Reflections in the Storm
Suffering has a way of bringing us to our knees, stripping away illusions and forcing us to confront the raw, unfiltered reality of life. In the midst of the storm, when pain becomes unbearable and resistance is no longer an option, a paradox emerges—letting go becomes the key to liberation.
As Rumi said, “The wound is the place where the Light enters you.” The storm, with all its chaos and intensity, has the power to break down the ego, grounding us in our bodies and connecting us to the present moment. It is within this vulnerability that transformation occurs, opening the door to new states of consciousness and revealing profound truths about existence. Being in the storm is not just a struggle; it is an invitation to transcend suffering and embrace the deeper essence of life.
I don’t know if I chose the spiritual path or if the spiritual path chose me, but as an immature teenager, I used to believe I was fully capable of walking it. Back then, I heard the phrase, “Spirituality is not for pussycats,” and it filled me with pride. I saw myself as a Tiger—strong, fearless, and ready to face anything. I thought I was destined for this journey. However, the reality has proven to be far more challenging and costly than I could have ever imagined.
What I failed to realize was the vast difference between swimming in a calm, safe pool and navigating the open ocean, with towering 10-meter waves crashing relentlessly over me. That vast, merciless ocean humbled me. It stripped away my pride and forced me to confront my limitations. It taught me to truly see both my strengths and weaknesses for what they are, without illusions or denial.
In the middle of the ocean, with no shore in sight and the water stretching endlessly in every direction, it often feels like drowning. And yet, I have come to understand that this is fierce grace—not the soft, comforting kind, but a raw and transformative force. It pushes me to my limits, stretching my endurance far beyond what I thought possible.
There are times when I feel tempted to turn back.

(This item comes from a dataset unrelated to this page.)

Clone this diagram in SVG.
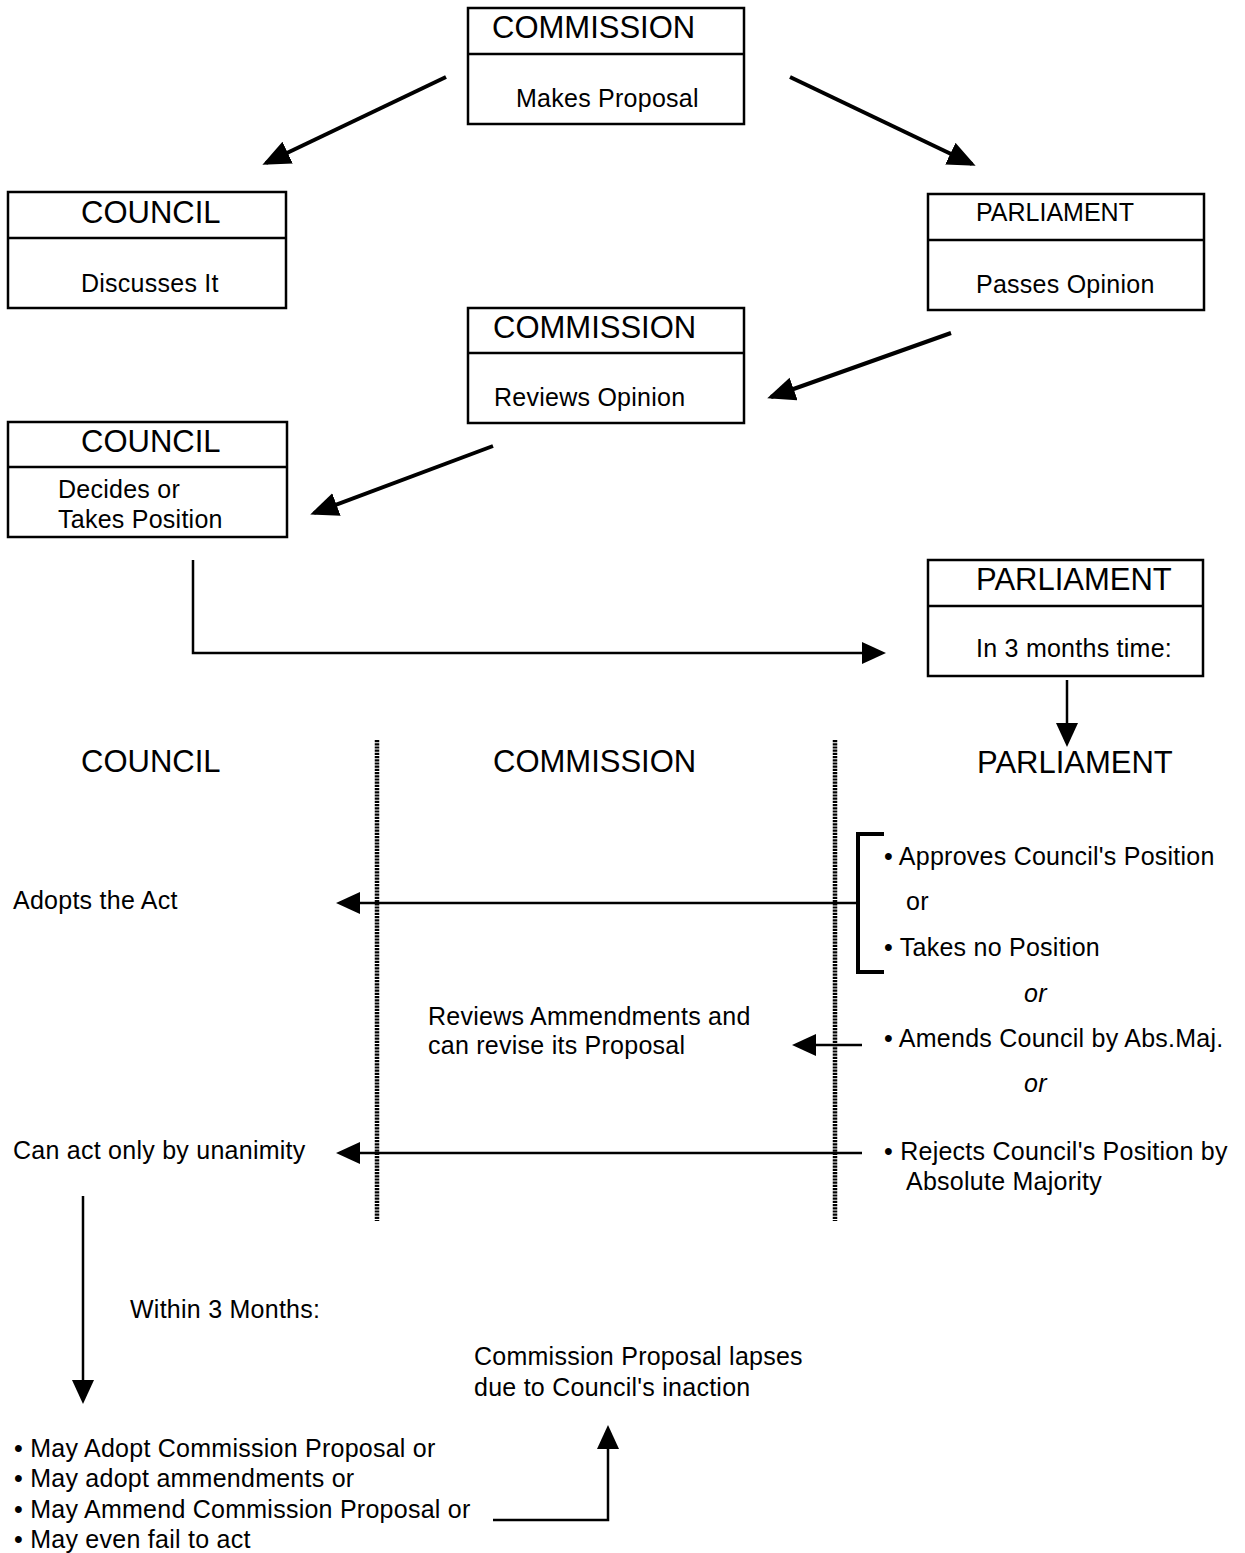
<svg xmlns="http://www.w3.org/2000/svg" width="1245" height="1553" viewBox="0 0 1245 1553">
  <defs>
    <style>
      .box { fill: #fff; stroke: #000; stroke-width: 2.5; }
      .div { stroke: #000; stroke-width: 2.5; }
      .hd { font-family: "Liberation Sans", Arial, sans-serif; font-size: 31px; fill: #000; }
      .hs { font-family: "Liberation Sans", Arial, sans-serif; font-size: 25px; fill: #000; }
      .tx { font-family: "Liberation Sans", Arial, sans-serif; font-size: 25px; fill: #000; letter-spacing: 0.25px; }
      .it { font-style: italic; }
      .con { fill: none; stroke: #000; stroke-width: 2.5; }
      .thick { stroke-width: 4; }
      .dots { fill: none; stroke: #000; stroke-width: 4.5; stroke-dasharray: 2.2 1; }
    </style>
    <marker id="bigHead" markerUnits="userSpaceOnUse" markerWidth="30" markerHeight="26" refX="24" refY="12" orient="auto">
      <path d="M0,0 L28,12 L0,24 z" fill="#000"/>
    </marker>
    <marker id="head" markerUnits="userSpaceOnUse" markerWidth="26" markerHeight="24" refX="20" refY="11" orient="auto">
      <path d="M0,0 L24,11 L0,22 z" fill="#000"/>
    </marker>
  </defs>

  <rect width="1245" height="1553" fill="#fff"/>

  <!-- first stage boxes -->
  <g id="commission-proposal">
    <rect class="box" x="468" y="8" width="276" height="116"/>
    <line class="div" x1="468" y1="54" x2="744" y2="54"/>
    <text class="hd" x="492" y="38">COMMISSION</text>
    <text class="tx" x="516" y="107">Makes Proposal</text>
  </g>
  <g id="council-discusses">
    <rect class="box" x="8" y="192" width="278" height="116"/>
    <line class="div" x1="8" y1="238" x2="286" y2="238"/>
    <text class="hd" x="81" y="223">COUNCIL</text>
    <text class="tx" x="81" y="292">Discusses It</text>
  </g>
  <g id="parliament-opinion">
    <rect class="box" x="928" y="194" width="276" height="116"/>
    <line class="div" x1="928" y1="240" x2="1204" y2="240"/>
    <text class="hs" x="976" y="221">PARLIAMENT</text>
    <text class="tx" x="976" y="293">Passes Opinion</text>
  </g>
  <g id="commission-reviews">
    <rect class="box" x="468" y="308" width="276" height="115"/>
    <line class="div" x1="468" y1="353" x2="744" y2="353"/>
    <text class="hd" x="493" y="338">COMMISSION</text>
    <text class="tx" x="494" y="406">Reviews Opinion</text>
  </g>
  <g id="council-decides">
    <rect class="box" x="8" y="422" width="279" height="115"/>
    <line class="div" x1="8" y1="467" x2="287" y2="467"/>
    <text class="hd" x="81" y="452">COUNCIL</text>
    <text class="tx" x="58" y="498">Decides or</text>
    <text class="tx" x="58" y="528">Takes Position</text>
  </g>
  <g id="parliament-3months">
    <rect class="box" x="928" y="560" width="275" height="116"/>
    <line class="div" x1="928" y1="606" x2="1203" y2="606"/>
    <text class="hd" x="976" y="590" font-size="30">PARLIAMENT</text>
    <text class="tx" x="976" y="657">In 3 months time:</text>
  </g>

  <!-- column headings and lane separators -->
  <g id="lanes">
    <text class="hd" x="81" y="772">COUNCIL</text>
    <text class="hd" x="493" y="772">COMMISSION</text>
    <text class="hd" x="977" y="773" font-size="30">PARLIAMENT</text>
    <line class="dots" x1="377" y1="740" x2="377" y2="1221"/>
    <line class="dots" x1="835" y1="740" x2="835" y2="1221"/>
  </g>

  <!-- parliament options -->
  <g id="parliament-options">
    <path class="con thick" d="M884,834 H858 V972 H884"/>
    <text class="tx" x="884" y="865">• Approves Council's Position</text>
    <text class="tx" x="906" y="910">or</text>
    <text class="tx" x="884" y="956">• Takes no Position</text>
    <text class="tx it" x="1024" y="1002">or</text>
    <text class="tx" x="884" y="1047">• Amends Council by Abs.Maj.</text>
    <text class="tx it" x="1024" y="1092">or</text>
    <text class="tx" x="884" y="1160">• Rejects Council's Position by</text>
    <text class="tx" x="906" y="1190">Absolute Majority</text>
  </g>

  <g id="council-adopts">
    <text class="tx" x="13" y="909">Adopts the Act</text>
  </g>
  <g id="commission-amendments">
    <text class="tx" x="428" y="1025">Reviews Ammendments and</text>
    <text class="tx" x="428" y="1054">can revise its Proposal</text>
  </g>
  <g id="council-unanimity">
    <text class="tx" x="13" y="1159">Can act only by unanimity</text>
  </g>
  <g id="within-3-months">
    <text class="tx" x="130" y="1318">Within 3 Months:</text>
  </g>
  <g id="proposal-lapses">
    <text class="tx" x="474" y="1365">Commission Proposal lapses</text>
    <text class="tx" x="474" y="1396">due to Council's inaction</text>
  </g>
  <g id="council-options">
    <text class="tx" x="14" y="1457">• May Adopt Commission Proposal or</text>
    <text class="tx" x="14" y="1487">• May adopt ammendments or</text>
    <text class="tx" x="14" y="1518">• May Ammend Commission Proposal or</text>
    <text class="tx" x="14" y="1548">• May even fail to act</text>
  </g>

  <!-- connectors -->
  <g id="connectors">
    <path class="con thick" d="M446,77 L266,163" marker-end="url(#bigHead)"/>
    <path class="con thick" d="M790,77 L972,164" marker-end="url(#bigHead)"/>
    <path class="con thick" d="M951,333 L771,397" marker-end="url(#bigHead)"/>
    <path class="con thick" d="M493,446 L314,513" marker-end="url(#bigHead)"/>
    <path class="con" d="M193,560 V653 H882" marker-end="url(#head)"/>
    <path class="con" d="M1067,680 V743" marker-end="url(#head)"/>
    <path class="con" d="M858,903 H340" marker-end="url(#head)"/>
    <path class="con" d="M862,1045 H796" marker-end="url(#head)"/>
    <path class="con" d="M862,1153 H340" marker-end="url(#head)"/>
    <path class="con" d="M83,1196 V1400" marker-end="url(#head)"/>
    <path class="con" d="M493,1520 H608 V1429" marker-end="url(#head)"/>
  </g>
</svg>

The thought of returning to a simpler life—indulging in surface pleasures, avoiding the depth and intensity of this path—seems so inviting. That life appears easier, less demanding. But something within me has shifted. The call to go deeper is too powerful to ignore, no matter how fierce the waves.
One thing I’ve learned along this journey is that it is not wise to preach spirituality to others. The calling must come from within. If someone approaches this path out of mere curiosity or external persuasion, they will likely be overwhelmed by its weight. This journey demands sincerity, courage, and a profound readiness of the heart. Without that internal drive, the challenges of the path become unbearable.
The spiritual path is not for the faint-hearted. It is for those willing to be humbled, broken, and reshaped. It is a journey that tears you apart, stripping away all illusions and pretense, only to rebuild you stronger and deeper than before.
Now, as I stand in the eye of the cyclone, with nothing to hold onto, one thing remains—the practice I learned from the Siddhas through my beloved teacher, Pal Pandian. Through this practice, I touch a profound sense of stillness, like the warmth of a nurturing mother, nourishing me despite the harsh external circumstances surrounding me.
This sense of motherhood embraces me and never betrays me. It remains steadfast, never leaving me, even when everything and everyone else has let me down. This practice has been my only support—my unshakable anchor in the storm—when all else has failed.
Through this practice, vulnerability transforms into strength. It becomes the bridge that connects me to the very essence of life and existence itself. In embracing it, I uncover deeper truths—not just about myself, but about the interconnectedness of existence, about what it means to truly live and truly be.
As Rumi’s words remind us, our wounds, though painful, are the gateways for light and transformation. And it is through this light, that we rediscover the truth of who we are.